In the back room of the shop was another large lathe, an even bigger horizontal mill, an iron worker, and finally a Tannewitz Type U tablesaw.

We spent the next hour and a half talking about old machinery, politics, and anything else that might have come up. I finally begged my way out the door and headed back to New Jersey. I was pretty well frozen and was glad to be back in the truck.

I called the seller the next day and made an offer on the ReSaw and the HB Smith Jointer. He said he had to run it by the owner. We agreed to talk a week later.

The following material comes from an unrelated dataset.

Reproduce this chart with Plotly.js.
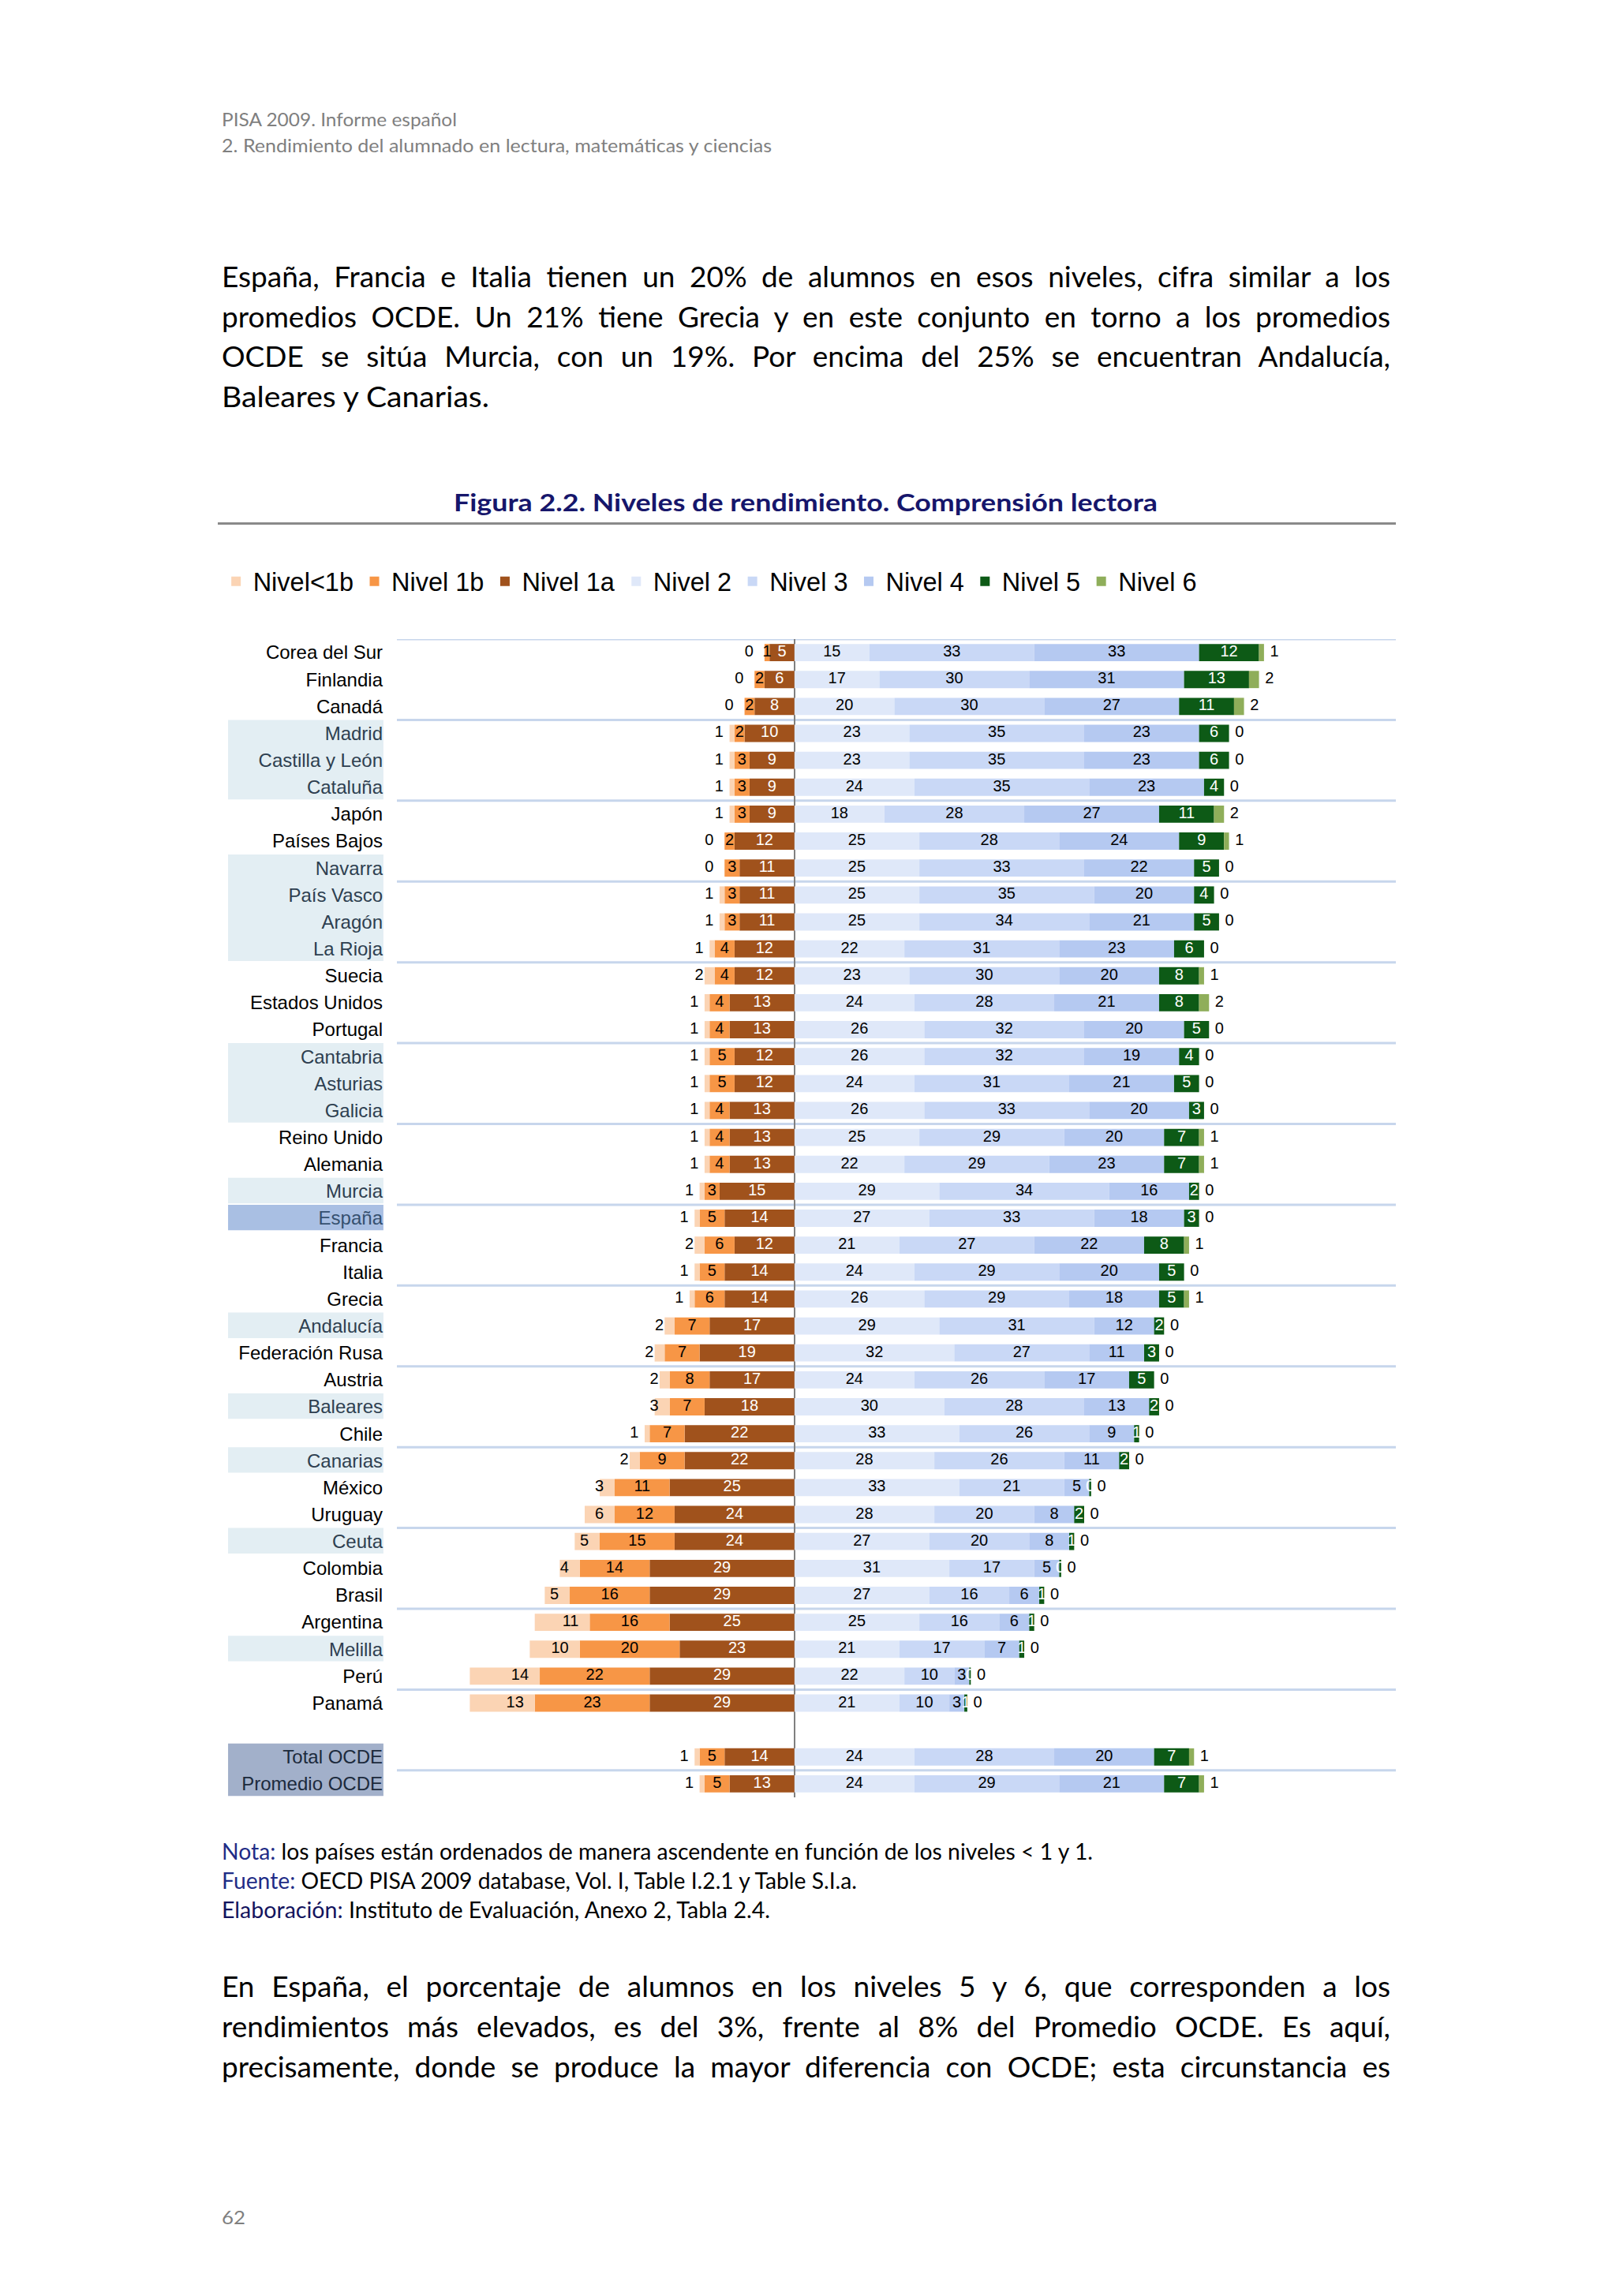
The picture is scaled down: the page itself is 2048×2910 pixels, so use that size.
<!DOCTYPE html>
<html>
<head>
<meta charset="utf-8">
<script src="https://cdn.plot.ly/plotly-3.0.1.min.js"></script>
<style>
  html, body { margin: 0; padding: 0; background: #fff; }
  #page { position: relative; width: 2048px; height: 2910px; overflow: hidden; background: #fff; font-family: Lato, "Open Sans", sans-serif; }
  .t { position: absolute; white-space: nowrap; line-height: 1; }
  #chart { position: absolute; left: 0; top: 690px; width: 2048px; height: 1620px; }
  #rule { position: absolute; left: 276px; top: 662px; width: 1493px; height: 3px; background: #8a8a8a; }
</style>
</head>
<body>
<div id="page">
  <div id="rule"></div>
  <div id="chart"></div>
</div>
<script>
// ---------------- DATA ----------------
const categories = [
  "Corea del Sur","Finlandia","Canadá","Madrid","Castilla y León","Cataluña","Japón","Países Bajos",
  "Navarra","País Vasco","Aragón","La Rioja","Suecia","Estados Unidos","Portugal","Cantabria",
  "Asturias","Galicia","Reino Unido","Alemania","Murcia","España","Francia","Italia","Grecia",
  "Andalucía","Federación Rusa","Austria","Baleares","Chile","Canarias","México","Uruguay","Ceuta",
  "Colombia","Brasil","Argentina","Melilla","Perú","Panamá","","Total OCDE","Promedio OCDE"
];
// kind of row label: c = country, r = Spanish region, e = España, o = OCDE
const rowKind = [
  "c","c","c","r","r","r","c","c","r","r","r","r","c","c","c","r","r","r","c","c","r","e","c","c","c",
  "r","c","c","r","c","r","c","c","r","c","c","c","r","c","c","c","o","o"
];
const nivelMenos1b = [0,0,0,1,1,1,1,0,0,1,1,1,2,1,1,1,1,1,1,1,1,1,2,1,1,2,2,2,3,1,2,3,6,5,4,5,11,10,14,13,null,1,1];
const nivel1b      = [1,2,2,2,3,3,3,2,3,3,3,4,4,4,4,5,5,4,4,4,3,5,6,5,6,7,7,8,7,7,9,11,12,15,14,16,16,20,22,23,null,5,5];
const nivel1a      = [5,6,8,10,9,9,9,12,11,11,11,12,12,13,13,12,12,13,13,13,15,14,12,14,14,17,19,17,18,22,22,25,24,24,29,29,25,23,29,29,null,14,13];
const nivel2       = [15,17,20,23,23,24,18,25,25,25,25,22,23,24,26,26,24,26,25,22,29,27,21,24,26,29,32,24,30,33,28,33,28,27,31,27,25,21,22,21,null,24,24];
const nivel3       = [33,30,30,35,35,35,28,28,33,35,34,31,30,28,32,32,31,33,29,29,34,33,27,29,29,31,27,26,28,26,26,21,20,20,17,16,16,17,10,10,null,28,29];
const nivel4       = [33,31,27,23,23,23,27,24,22,20,21,23,20,21,20,19,21,20,20,23,16,18,22,20,18,12,11,17,13,9,11,5,8,8,5,6,6,7,3,3,null,20,21];
const nivel5       = [12,13,11,6,6,4,11,9,5,4,5,6,8,8,5,4,5,3,7,7,2,3,8,5,5,2,3,5,2,1,2,0.4,2,1,0.4,1,1,1,0.3,0.6,null,7,7];
const nivel6       = [1,2,2,0,0,0,2,1,0,0,0,0,1,2,0,0,0,0,1,1,0,0,1,0,1,0,0,0,0,0,0,0,0,0,0,0,0,0,0,0,null,1,1];
const seriesNames  = ["Nivel<1b","Nivel 1b","Nivel 1a","Nivel 2","Nivel 3","Nivel 4","Nivel 5","Nivel 6"];

// ---------------- STYLE ----------------
const colors = {
  lt1b: "#fbd4b4", n1b: "#f79646", n1a: "#a0521c",
  n2: "#dfe8f9", n3: "#c9d8f6", n4: "#b5c9f1", n5: "#0d5a16", n6: "#8fae5a"
};
const labelColor = { c: "#000000", r: "#2e3f50", e: "#35506f", o: "#1c2a3c" };
const boxColor = { r: "#e3eef3", e: "#a9bfe3", o: "#a2b0ca" };
const chartFont = "Liberation Sans, Arial, sans-serif";

const yIdx = categories.map((_, i) => i + 1);
const neg = arr => arr.map(v => v == null ? null : -v);

function barTrace(name, xs, color, rank) {
  return {
    type: "bar", orientation: "h", name: name, x: xs, y: yIdx,
    marker: { color: color, line: { width: 0 } },
    textposition: "none", hoverinfo: "skip", legendrank: rank
  };
}

const traces = [
  barTrace(seriesNames[2], neg(nivel1a), colors.n1a, 3),
  barTrace(seriesNames[1], neg(nivel1b), colors.n1b, 2),
  barTrace(seriesNames[0], neg(nivelMenos1b), colors.lt1b, 1),
  barTrace(seriesNames[3], nivel2, colors.n2, 4),
  barTrace(seriesNames[4], nivel3, colors.n3, 5),
  barTrace(seriesNames[5], nivel4, colors.n4, 6),
  barTrace(seriesNames[6], nivel5, colors.n5, 7),
  barTrace(seriesNames[7], nivel6, colors.n6, 8)
];

// value labels, positioned from the data
const dark = { x: [], y: [], t: [] }, white = { x: [], y: [], t: [] };
const leftL = { x: [], y: [], t: [] }, rightL = { x: [], y: [], t: [] };
const lab = v => String(Math.round(v));
for (let i = 0; i < categories.length; i++) {
  if (nivel1a[i] == null) continue;
  const y = yIdx[i];
  const a = nivel1a[i], b = nivel1b[i], c = nivelMenos1b[i];
  white.x.push(-a / 2); white.y.push(y); white.t.push(lab(a));
  dark.x.push(-(a + b / 2)); dark.y.push(y); dark.t.push(lab(b));
  leftL.x.push(-(a + b) - 2.2); leftL.y.push(y); leftL.t.push(lab(c));
  const p2 = nivel2[i], p3 = nivel3[i], p4 = nivel4[i], p5 = nivel5[i], p6 = nivel6[i];
  dark.x.push(p2 / 2); dark.y.push(y); dark.t.push(lab(p2));
  dark.x.push(p2 + p3 / 2); dark.y.push(y); dark.t.push(lab(p3));
  dark.x.push(p2 + p3 + p4 / 2); dark.y.push(y); dark.t.push(lab(p4));
  white.x.push(p2 + p3 + p4 + p5 / 2); white.y.push(y); white.t.push(lab(p5));
  rightL.x.push(p2 + p3 + p4 + p5 + p6 + 1.2); rightL.y.push(y); rightL.t.push(lab(p6));
}
function textTrace(d, pos, color) {
  return {
    type: "scatter", mode: "text", x: d.x, y: d.y, text: d.t, textposition: pos,
    textfont: { family: chartFont, size: 20, color: color },
    showlegend: false, hoverinfo: "skip", cliponaxis: false
  };
}
traces.push(textTrace(dark, "middle center", "#000000"));
traces.push(textTrace(white, "middle center", "#ffffff"));
traces.push(textTrace(leftL, "middle left", "#000000"));
traces.push(textTrace(rightL, "middle right", "#000000"));

// shapes: separators every 3 rows, highlight boxes behind region labels
const shapes = [];
for (let k = 0; k <= 42; k += 3) {
  shapes.push({ type: "line", xref: "paper", yref: "y", x0: 0, x1: 1, y0: k + 0.5, y1: k + 0.5,
    line: { color: "#c7d6ec", width: 3 }, layer: "below" });
}
const boxX0 = -0.169, boxX1 = -0.0135;
let i0 = 0;
while (i0 < rowKind.length) {
  const k = rowKind[i0];
  if (k === "c") { i0++; continue; }
  let i1 = i0;
  while (i1 + 1 < rowKind.length && rowKind[i1 + 1] === k) i1++;
  shapes.push({ type: "rect", xref: "paper", yref: "y", x0: boxX0, x1: boxX1,
    y0: yIdx[i0] - 0.5, y1: yIdx[i1] + 0.45, fillcolor: boxColor[k], line: { width: 0 }, layer: "below" });
  i0 = i1 + 1;
}

const tickText = categories.map((c, i) => c === "" ? "" : '<span style="color:' + labelColor[rowKind[i]] + '">' + c + '</span>');

const layout = {
  width: 2048, height: 1620,
  margin: { l: 503, r: 279, t: 120, b: 32 },
  paper_bgcolor: "rgba(0,0,0,0)", plot_bgcolor: "rgba(0,0,0,0)",
  barmode: "relative", bargap: 0.36,
  font: { family: chartFont, color: "#000" },
  xaxis: { range: [-79.6, 120.4], showgrid: false, showticklabels: false, ticks: "",
           zeroline: true, zerolinecolor: "#808080", zerolinewidth: 2, fixedrange: true },
  yaxis: { range: [43.5, 0.5], tickmode: "array", tickvals: yIdx, ticktext: tickText,
           showgrid: false, zeroline: false, ticks: "", ticklabelstandoff: 17,
           tickfont: { family: chartFont, size: 24, color: "#000" }, fixedrange: true },
  showlegend: true,
  legend: { orientation: "h", x: -0.178, xanchor: "left", y: 1.0497, yanchor: "middle",
            font: { family: chartFont, size: 32.5, color: "#000" }, traceorder: "normal",
            itemwidth: 33, itemclick: false, itemdoubleclick: false, bgcolor: "rgba(0,0,0,0)" },
  shapes: shapes
};

Plotly.newPlot("chart", traces, layout, { staticPlot: true, displayModeBar: false });

// ---------------- PAGE TEXT ----------------
const page = document.getElementById("page");
function place(html, left, cy, size, opt) {
  opt = opt || {};
  const d = document.createElement("div");
  d.className = "t";
  d.style.left = left + "px";
  d.style.fontSize = size + "px";
  d.style.color = opt.color || "#000";
  if (opt.bold) d.style.fontWeight = "700";
  d.innerHTML = html;
  page.appendChild(d);
  const r = d.getBoundingClientRect();
  d.style.top = (cy - r.height / 2) + "px";
  if (opt.width) {
    const w = r.width;
    const spaces = (d.textContent.match(/ /g) || []).length;
    if (opt.justify && w < opt.width && spaces > 0) {
      d.style.wordSpacing = ((opt.width - w) / spaces) + "px";
    } else {
      d.style.transformOrigin = "0 50%";
      d.style.transform = "scaleX(" + (opt.width / w) + ")";
    }
  }
  return d;
}
function build() {
  const gray = "#7f7f7f";
  place("PISA 2009. Informe español", 281, 151, 24, { color: gray, width: 298 });
  place("2. Rendimiento del alumnado en lectura, matemáticas y ciencias", 281, 184, 24, { color: gray, width: 697 });

  const p1 = [
    "España, Francia e Italia tienen un 20% de alumnos en esos niveles, cifra similar a los",
    "promedios OCDE. Un 21% tiene Grecia y en este conjunto en torno a los promedios",
    "OCDE se sitúa Murcia, con un 19%. Por encima del 25% se encuentran Andalucía,"
  ];
  const p1y = [349, 400, 450];
  p1.forEach((s, k) => place(s, 281, p1y[k], 37, { width: 1481, justify: true }));
  place("Baleares y Canarias.", 281, 501, 37, { width: 339 });

  place("Figura 2.2. Niveles de rendimiento. Comprensión lectora", 575, 636, 31, { color: "#16166b", bold: true, width: 892 });

  const blue = "#1f2c86";
  place('<span style="color:' + blue + '">Nota:</span> los países están ordenados de manera ascendente en función de los niveles &lt; 1 y 1.', 281, 2346, 28, { width: 1104 });
  place('<span style="color:' + blue + '">Fuente:</span> OECD PISA 2009 database, Vol. I, Table I.2.1 y Table S.I.a.', 281, 2383, 28, { width: 805 });
  place('<span style="color:#14145e">Elaboración:</span> Instituto de Evaluación, Anexo 2, Tabla 2.4.', 281, 2420, 28, { width: 695 });

  const p2 = [
    "En España, el porcentaje de alumnos en los niveles 5 y 6, que corresponden a los",
    "rendimientos más elevados, es del 3%, frente al 8% del Promedio OCDE. Es aquí,",
    "precisamente, donde se produce la mayor diferencia con OCDE; esta circunstancia es"
  ];
  const p2y = [2516, 2567, 2618];
  p2.forEach((s, k) => place(s, 281, p2y[k], 37, { width: 1481, justify: true }));

  place("62", 281, 2810, 24, { color: gray, width: 30 });
}
if (document.fonts && document.fonts.ready) { document.fonts.ready.then(build); } else { build(); }
</script>
</body>
</html>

A few days later, I got an e-mail message from a friend with a link to an e-bay auction. I was pretty surprised to see the F&E ReSaw listed there. I decided to wait the auction out before calling the seller. I checked eBay again a few days later and was disappointed to see that the ReSaw had been sold. The sad thing was that it was substantially less than I had offered.

I called the seller and asked if the Smith Jointer was still available. He said it was, and we made a deal on that. I never asked why they decided to put the ReSaw back up on eBay. I figured it was painful enough for them getting a third less than the deal we had on the table.

In the last week of August, the seller called me back. “Was I still interested in the saw”? It turned out that the guy who bought it was never able to get it picked up. He was on the west coast and had a bunch of personal problems that kept him from getting out east. He had asked the seller if he could contact the other interested parties and try to sell it for him. I told him I was interested, and offered the amount he had purchased it for in the eBay auction. Once again, we agreed to talk in a few days.

A week later, I got the call. We had a deal. We set the pickup date for the first Saturday in September.

The loadout was uneventful. I put the saw on my trailer and hauled it up to Newark, Delaware. I unloded it at a friend’s shop. He has the saw up and running in his operation now. He’s using it to ReSaw reclaimed timbers. By all accounts it’s a very fine machine.

Here are some of the spec’s on the saw:

No. 186 Lightning Resaw
42″ Wheels
20 HP Motor
Hydraulic infinitely variable speed feed.
The saw carries a 4″ blade
It can ReSaw up to 24″
The feed rolls are 4″, are self centering and can tilt up to 15 degrees

It’s good to see this old saw find a home where it’ll be put to good practical use.

2 Responses to “Crownsville Maryland”

  1. Dave Potts says:

    Hi Arthur,

    Did you ever find out more information on the HB Smith jointer that was down in Crownsville? Was it ever sold?